══ Provided records

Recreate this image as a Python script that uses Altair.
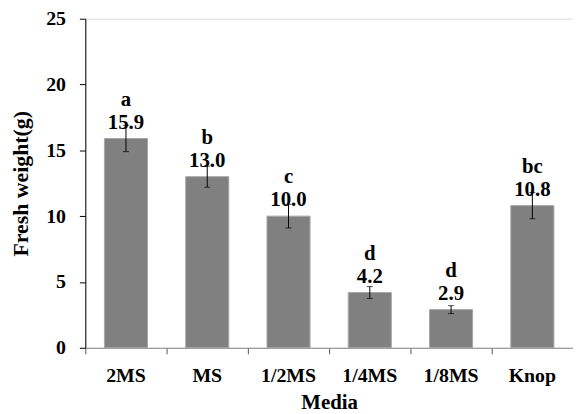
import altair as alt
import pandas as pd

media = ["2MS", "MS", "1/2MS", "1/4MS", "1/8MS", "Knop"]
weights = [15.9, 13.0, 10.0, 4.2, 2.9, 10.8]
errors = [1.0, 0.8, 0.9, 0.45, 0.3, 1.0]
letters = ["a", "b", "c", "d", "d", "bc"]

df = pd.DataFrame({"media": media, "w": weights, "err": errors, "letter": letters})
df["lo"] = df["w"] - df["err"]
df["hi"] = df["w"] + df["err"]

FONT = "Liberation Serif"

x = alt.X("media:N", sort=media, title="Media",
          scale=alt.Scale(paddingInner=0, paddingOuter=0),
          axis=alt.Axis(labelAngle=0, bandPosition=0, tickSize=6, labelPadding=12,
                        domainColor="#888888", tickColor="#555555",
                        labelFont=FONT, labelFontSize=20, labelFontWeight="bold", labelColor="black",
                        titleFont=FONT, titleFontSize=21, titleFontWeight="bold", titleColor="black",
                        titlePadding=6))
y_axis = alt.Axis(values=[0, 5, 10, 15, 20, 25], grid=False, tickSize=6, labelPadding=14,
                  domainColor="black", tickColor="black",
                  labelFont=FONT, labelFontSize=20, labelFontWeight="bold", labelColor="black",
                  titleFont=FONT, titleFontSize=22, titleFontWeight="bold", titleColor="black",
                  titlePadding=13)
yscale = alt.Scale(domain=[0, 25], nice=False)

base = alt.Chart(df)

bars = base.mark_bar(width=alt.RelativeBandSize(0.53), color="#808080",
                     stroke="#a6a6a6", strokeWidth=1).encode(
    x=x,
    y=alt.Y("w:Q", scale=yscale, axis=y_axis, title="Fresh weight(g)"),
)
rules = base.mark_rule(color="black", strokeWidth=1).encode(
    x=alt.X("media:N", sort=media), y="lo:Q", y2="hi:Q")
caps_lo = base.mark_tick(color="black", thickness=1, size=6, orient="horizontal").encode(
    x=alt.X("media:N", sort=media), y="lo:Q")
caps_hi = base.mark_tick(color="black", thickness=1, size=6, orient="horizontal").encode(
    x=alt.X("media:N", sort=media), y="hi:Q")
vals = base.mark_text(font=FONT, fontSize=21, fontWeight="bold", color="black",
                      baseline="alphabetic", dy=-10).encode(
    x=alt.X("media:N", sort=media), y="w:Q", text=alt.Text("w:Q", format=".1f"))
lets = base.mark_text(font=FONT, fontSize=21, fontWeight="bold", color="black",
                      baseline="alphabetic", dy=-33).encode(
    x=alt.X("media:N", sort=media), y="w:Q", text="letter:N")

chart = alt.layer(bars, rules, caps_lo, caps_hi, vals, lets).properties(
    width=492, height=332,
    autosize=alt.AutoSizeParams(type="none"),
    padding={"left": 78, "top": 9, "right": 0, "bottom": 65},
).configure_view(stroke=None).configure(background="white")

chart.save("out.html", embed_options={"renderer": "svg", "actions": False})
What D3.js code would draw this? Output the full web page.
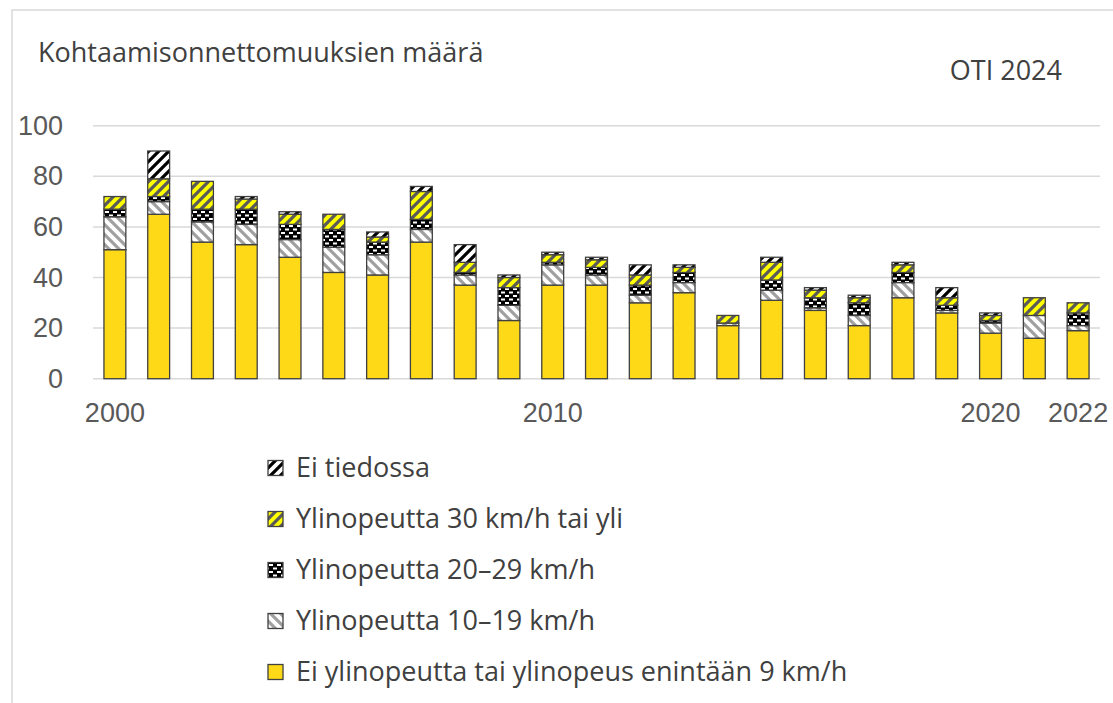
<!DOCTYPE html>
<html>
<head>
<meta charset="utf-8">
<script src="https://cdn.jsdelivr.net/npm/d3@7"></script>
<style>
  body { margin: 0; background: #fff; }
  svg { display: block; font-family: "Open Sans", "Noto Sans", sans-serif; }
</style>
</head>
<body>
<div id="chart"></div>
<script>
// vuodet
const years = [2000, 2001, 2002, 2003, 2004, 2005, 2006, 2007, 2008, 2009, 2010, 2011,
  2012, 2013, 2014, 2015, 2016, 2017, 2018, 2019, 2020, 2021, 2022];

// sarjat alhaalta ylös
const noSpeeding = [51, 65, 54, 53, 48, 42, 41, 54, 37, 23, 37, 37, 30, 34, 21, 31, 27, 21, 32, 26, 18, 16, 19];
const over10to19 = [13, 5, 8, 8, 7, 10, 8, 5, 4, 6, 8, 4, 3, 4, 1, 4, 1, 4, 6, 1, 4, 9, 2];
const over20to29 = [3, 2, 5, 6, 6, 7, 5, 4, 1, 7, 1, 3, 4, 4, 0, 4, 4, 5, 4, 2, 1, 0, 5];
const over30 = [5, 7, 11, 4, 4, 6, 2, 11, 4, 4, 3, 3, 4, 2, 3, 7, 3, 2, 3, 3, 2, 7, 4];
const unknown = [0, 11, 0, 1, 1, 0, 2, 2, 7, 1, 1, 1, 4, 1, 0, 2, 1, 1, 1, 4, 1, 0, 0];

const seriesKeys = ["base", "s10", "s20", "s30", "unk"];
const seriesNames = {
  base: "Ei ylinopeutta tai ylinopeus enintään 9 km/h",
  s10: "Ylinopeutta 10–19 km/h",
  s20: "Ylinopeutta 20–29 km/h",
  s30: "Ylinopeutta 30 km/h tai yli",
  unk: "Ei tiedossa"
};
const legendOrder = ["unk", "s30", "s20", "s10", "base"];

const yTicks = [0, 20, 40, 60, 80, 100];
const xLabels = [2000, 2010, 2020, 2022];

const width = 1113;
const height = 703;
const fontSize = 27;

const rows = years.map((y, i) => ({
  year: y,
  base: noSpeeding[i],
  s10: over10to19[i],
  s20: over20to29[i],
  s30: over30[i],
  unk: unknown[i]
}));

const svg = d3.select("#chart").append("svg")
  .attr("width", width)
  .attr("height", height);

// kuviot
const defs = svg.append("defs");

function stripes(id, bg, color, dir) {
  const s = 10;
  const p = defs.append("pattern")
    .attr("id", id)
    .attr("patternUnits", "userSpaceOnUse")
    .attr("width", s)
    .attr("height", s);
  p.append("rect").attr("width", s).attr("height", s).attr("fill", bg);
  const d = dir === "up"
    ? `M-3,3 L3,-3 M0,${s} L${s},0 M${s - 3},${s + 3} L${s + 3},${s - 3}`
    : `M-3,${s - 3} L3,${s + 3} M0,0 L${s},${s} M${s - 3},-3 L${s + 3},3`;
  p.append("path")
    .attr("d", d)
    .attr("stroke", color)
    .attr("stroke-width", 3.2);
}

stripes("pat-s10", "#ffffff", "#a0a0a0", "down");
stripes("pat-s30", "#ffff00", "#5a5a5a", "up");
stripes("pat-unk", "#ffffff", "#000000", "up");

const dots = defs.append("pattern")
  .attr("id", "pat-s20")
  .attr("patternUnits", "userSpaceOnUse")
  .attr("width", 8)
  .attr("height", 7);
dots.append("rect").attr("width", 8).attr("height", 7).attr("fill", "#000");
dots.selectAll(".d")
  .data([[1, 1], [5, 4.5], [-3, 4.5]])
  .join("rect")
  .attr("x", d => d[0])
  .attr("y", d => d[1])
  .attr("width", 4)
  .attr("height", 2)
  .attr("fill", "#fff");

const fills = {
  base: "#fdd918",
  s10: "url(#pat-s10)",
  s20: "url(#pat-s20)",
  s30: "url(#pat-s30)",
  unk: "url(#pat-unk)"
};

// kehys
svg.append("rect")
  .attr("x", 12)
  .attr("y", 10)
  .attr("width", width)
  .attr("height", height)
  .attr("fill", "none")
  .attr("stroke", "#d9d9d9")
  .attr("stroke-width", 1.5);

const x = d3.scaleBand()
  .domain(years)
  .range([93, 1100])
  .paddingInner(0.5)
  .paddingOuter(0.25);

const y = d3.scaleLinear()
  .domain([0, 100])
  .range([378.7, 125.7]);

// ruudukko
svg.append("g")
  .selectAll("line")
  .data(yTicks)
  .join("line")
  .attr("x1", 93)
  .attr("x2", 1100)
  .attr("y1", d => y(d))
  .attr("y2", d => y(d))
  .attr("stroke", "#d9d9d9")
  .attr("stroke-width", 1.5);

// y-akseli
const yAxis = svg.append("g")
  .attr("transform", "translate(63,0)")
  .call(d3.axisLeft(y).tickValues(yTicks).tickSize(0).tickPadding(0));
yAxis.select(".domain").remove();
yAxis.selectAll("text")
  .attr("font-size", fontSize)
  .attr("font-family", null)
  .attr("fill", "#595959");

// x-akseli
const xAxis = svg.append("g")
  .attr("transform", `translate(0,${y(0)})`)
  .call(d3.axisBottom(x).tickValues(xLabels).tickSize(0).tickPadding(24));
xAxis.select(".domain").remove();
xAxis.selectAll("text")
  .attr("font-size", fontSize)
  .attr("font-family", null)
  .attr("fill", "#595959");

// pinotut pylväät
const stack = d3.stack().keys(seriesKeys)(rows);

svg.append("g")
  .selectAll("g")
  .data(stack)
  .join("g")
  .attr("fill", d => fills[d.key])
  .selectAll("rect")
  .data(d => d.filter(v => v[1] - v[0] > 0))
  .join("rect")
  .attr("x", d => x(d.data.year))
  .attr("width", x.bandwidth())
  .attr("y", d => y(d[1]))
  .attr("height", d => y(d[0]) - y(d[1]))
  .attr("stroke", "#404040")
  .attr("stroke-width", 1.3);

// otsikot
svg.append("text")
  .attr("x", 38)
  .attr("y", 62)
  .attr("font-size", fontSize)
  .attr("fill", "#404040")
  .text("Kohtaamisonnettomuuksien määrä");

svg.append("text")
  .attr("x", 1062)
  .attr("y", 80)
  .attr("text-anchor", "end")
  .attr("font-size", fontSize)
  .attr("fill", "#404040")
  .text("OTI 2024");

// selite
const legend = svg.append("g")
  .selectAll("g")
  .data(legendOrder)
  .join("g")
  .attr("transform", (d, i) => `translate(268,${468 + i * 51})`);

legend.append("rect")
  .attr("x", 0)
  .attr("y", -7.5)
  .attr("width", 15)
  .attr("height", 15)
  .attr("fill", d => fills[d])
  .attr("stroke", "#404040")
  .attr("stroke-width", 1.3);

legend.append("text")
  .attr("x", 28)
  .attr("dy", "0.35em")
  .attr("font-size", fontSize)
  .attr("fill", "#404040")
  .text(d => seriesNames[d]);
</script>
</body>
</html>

════

== Exercise aim ==
Starting at the first line of the records above, set down each line exactly through the one that holds "import pandas as pd". Omit pictures.

== Complete response ==
Recreate this image as a Python script that uses Altair.
import altair as alt
import pandas as pd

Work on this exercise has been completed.